探偵が推理しないという奇天烈な趣向でマニアを唸らせたシリーズの第二弾。今回は貴族探偵のライバル、――というか、貴族探偵をライバル視する女探偵を物語の主軸に据えて、本格ミステリにおける推理の盲点を暴き出す意地悪ぶりにニヤニヤ笑いが止まりませんでした。
収録作は、女探偵が宿敵にして疫病神ともいえる貴族探偵と邂逅してしまう事件を描いた「白きを見れば」、複数の恋人を持つ女王様の周囲で発生したコロシに女探偵が華麗な推理で挑むのだが――「色に出でにけり」、貴族探偵が巻き込まれたコロシにまたまた女探偵が”お馴染みの”犯人を指摘して大ドジを踏む「むべ山風を」、座敷童を巡るシンプルなコロシを女探偵が得意の推理法によってまたもやトンマな真相を炙り出してしまう「幣もとりあへず」、そして起死回生とばかりに張り切る女探偵の活躍の背後に華麗な操りを凝らしてシリーズものならではのハッピーエンドを見せる「なほあまりある」の全五編。
貴族”探偵”とは名ばかりで、お付きのものたちが精緻な推理を披露してみせるという趣向は前作と同様ながら、今回は女探偵というライバル(?)を配するだけでなく、この女探偵の視点から物語を進めていく展開に注目でしょう。
この女探偵は作中でも述べられているとおり「消去法」を「主要な武器」とする推理法でフーダニットを突きつめていくのですが、その得意技によって推理を滔々と述べたてたあげく、真犯人がなぜかある人物になってしまう。そしてそこから真打ちとばかりに貴族探偵のターンとなって彼女の推理の穴が読者の前に開示されるというのが後半の展開なのですが、消去法といえば『Zの悲劇』をまつまでもなく、本格ミステリにおいてはかなりの説得力を持ち、フーダニットの推理を行う上ではもっとも外連を効かせた見せ方をできるという点で従来から多用されてきた手法であるわけですが、様々な陥穽を用意して女探偵を困らせるという意地悪な仕掛けは完全にドS。

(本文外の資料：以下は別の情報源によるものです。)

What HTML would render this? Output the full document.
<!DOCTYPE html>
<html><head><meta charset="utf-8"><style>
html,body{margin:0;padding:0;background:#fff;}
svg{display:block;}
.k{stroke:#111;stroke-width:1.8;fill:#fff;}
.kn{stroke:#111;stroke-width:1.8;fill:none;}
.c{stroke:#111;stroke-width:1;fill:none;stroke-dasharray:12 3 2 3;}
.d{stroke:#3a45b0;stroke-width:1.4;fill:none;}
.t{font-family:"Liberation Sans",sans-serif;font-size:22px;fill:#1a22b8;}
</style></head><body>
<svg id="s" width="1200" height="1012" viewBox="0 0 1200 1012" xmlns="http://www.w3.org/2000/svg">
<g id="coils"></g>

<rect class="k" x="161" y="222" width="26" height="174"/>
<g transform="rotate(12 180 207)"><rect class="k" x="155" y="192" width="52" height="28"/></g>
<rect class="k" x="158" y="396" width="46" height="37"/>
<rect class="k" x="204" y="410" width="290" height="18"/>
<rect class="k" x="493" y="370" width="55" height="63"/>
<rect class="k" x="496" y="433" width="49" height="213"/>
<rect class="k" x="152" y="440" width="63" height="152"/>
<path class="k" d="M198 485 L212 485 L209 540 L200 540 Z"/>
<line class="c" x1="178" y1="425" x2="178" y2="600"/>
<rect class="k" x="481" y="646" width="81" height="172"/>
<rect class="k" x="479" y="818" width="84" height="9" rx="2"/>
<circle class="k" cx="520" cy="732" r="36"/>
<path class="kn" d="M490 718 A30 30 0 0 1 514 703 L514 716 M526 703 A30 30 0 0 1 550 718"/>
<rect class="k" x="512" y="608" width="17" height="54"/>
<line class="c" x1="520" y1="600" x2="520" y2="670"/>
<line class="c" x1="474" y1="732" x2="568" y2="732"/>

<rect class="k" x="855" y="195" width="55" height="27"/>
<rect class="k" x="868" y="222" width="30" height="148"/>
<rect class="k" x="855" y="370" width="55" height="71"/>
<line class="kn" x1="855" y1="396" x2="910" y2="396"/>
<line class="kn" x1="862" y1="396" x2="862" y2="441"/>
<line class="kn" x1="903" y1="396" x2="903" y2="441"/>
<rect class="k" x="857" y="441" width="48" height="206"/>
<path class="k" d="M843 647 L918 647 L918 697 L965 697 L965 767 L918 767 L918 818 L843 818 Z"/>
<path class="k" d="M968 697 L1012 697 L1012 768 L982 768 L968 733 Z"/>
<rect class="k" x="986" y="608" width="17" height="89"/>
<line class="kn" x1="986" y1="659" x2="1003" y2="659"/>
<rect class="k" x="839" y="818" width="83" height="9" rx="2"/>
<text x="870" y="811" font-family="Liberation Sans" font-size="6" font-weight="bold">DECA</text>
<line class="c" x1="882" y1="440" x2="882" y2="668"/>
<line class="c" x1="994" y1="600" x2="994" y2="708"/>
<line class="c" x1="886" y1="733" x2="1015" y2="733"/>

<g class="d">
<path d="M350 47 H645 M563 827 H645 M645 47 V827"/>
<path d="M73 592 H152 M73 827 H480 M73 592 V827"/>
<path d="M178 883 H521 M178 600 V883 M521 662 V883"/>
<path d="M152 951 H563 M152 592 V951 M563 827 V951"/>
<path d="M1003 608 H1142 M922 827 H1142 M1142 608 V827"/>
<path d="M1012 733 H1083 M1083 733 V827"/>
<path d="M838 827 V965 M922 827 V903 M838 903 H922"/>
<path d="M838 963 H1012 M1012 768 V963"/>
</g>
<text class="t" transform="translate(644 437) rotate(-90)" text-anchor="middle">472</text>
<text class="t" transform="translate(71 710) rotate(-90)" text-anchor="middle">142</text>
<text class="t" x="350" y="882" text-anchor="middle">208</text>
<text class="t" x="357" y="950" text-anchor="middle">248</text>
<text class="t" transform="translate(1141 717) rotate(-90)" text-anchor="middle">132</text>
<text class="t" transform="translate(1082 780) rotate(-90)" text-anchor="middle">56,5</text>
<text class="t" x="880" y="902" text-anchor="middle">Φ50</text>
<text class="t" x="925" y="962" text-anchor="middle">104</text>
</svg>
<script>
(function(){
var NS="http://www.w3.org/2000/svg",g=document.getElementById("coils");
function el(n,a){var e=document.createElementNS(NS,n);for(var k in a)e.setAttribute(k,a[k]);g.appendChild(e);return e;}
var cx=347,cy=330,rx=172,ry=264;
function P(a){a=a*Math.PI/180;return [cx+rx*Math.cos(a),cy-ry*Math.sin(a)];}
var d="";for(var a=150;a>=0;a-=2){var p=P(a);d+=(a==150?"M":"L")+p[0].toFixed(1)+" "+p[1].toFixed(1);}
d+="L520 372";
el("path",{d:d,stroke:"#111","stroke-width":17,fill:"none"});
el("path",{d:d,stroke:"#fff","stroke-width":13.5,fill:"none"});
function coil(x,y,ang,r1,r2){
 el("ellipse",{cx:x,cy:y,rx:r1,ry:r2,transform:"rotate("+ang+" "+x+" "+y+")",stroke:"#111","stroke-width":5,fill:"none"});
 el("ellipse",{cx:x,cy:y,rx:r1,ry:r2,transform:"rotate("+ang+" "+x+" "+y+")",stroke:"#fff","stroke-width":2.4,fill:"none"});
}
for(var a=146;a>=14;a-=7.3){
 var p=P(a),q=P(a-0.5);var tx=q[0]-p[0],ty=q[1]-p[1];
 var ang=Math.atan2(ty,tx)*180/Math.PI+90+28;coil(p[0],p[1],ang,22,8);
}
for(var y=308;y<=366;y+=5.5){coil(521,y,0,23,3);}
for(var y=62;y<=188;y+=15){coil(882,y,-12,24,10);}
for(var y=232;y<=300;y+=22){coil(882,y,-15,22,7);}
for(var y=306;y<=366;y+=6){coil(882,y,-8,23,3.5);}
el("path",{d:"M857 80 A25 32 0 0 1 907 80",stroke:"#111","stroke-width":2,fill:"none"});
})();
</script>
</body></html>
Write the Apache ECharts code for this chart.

本作では消去法推理によるフーダニットの陥穽を突くという趣向が前面に押し出されているゆえ、各編ごとに様々な趣向が凝らされているわけですが、それぞれのあらすじを詳しく述べるとその興味を削ぐにもなりかねないので今回ばかりはさらりと流すにとどめますが、個人的に思うに、――女探偵の推理の穴のほとんどは、事件全体から事象・行為の細分化を行わなかったことによる誤りが多く、それが結果的に複数犯の存在を見逃したり、各事象に紛れ込んだ別人物の偽証を見落としてしまったことに繋がっているのではないかナ、と感じました。
逆にいえば、消去法の前提として、彼女は事件現場に残されていた事象をすべて”一連”のものとみなすあまり、単独犯の妄執にとらわれてしまっているともいえるわけで、実際、後半になって彼女は、
今まで、共犯を考えていなかったために、愛香は失敗してきた。しかし、今共犯の可能性を正しく考慮することによって真実に到達することができた……愛香はそう信じていた。
と今度は共犯の影に怯えるあまり、またもや推理を違えてしまいます。そんなあぶなっかしい彼女が物語を経るごとに自らの推理の穴に気がつき、新たな事件に挑んでいくさまは、女探偵の成長譚としても愉しめます。そして最後を飾る「なほあまりある」では、女探偵と貴族探偵の対決に、いかにも作者らしい皮肉を効かせた采配を見せてくれるのですが、女探偵の側からずっと彼女の成長を見守っていた読者はここでニンマリしてしまうに違いありません。
清々しくもニヤニヤしてしまうハッピーエンドを用意した本作、『貴族探偵』の続編ではありますが、今回の主役はあくまで女探偵。前編を未読の方でも十二分に愉しめる一冊に仕上がっています。オススメでしょう。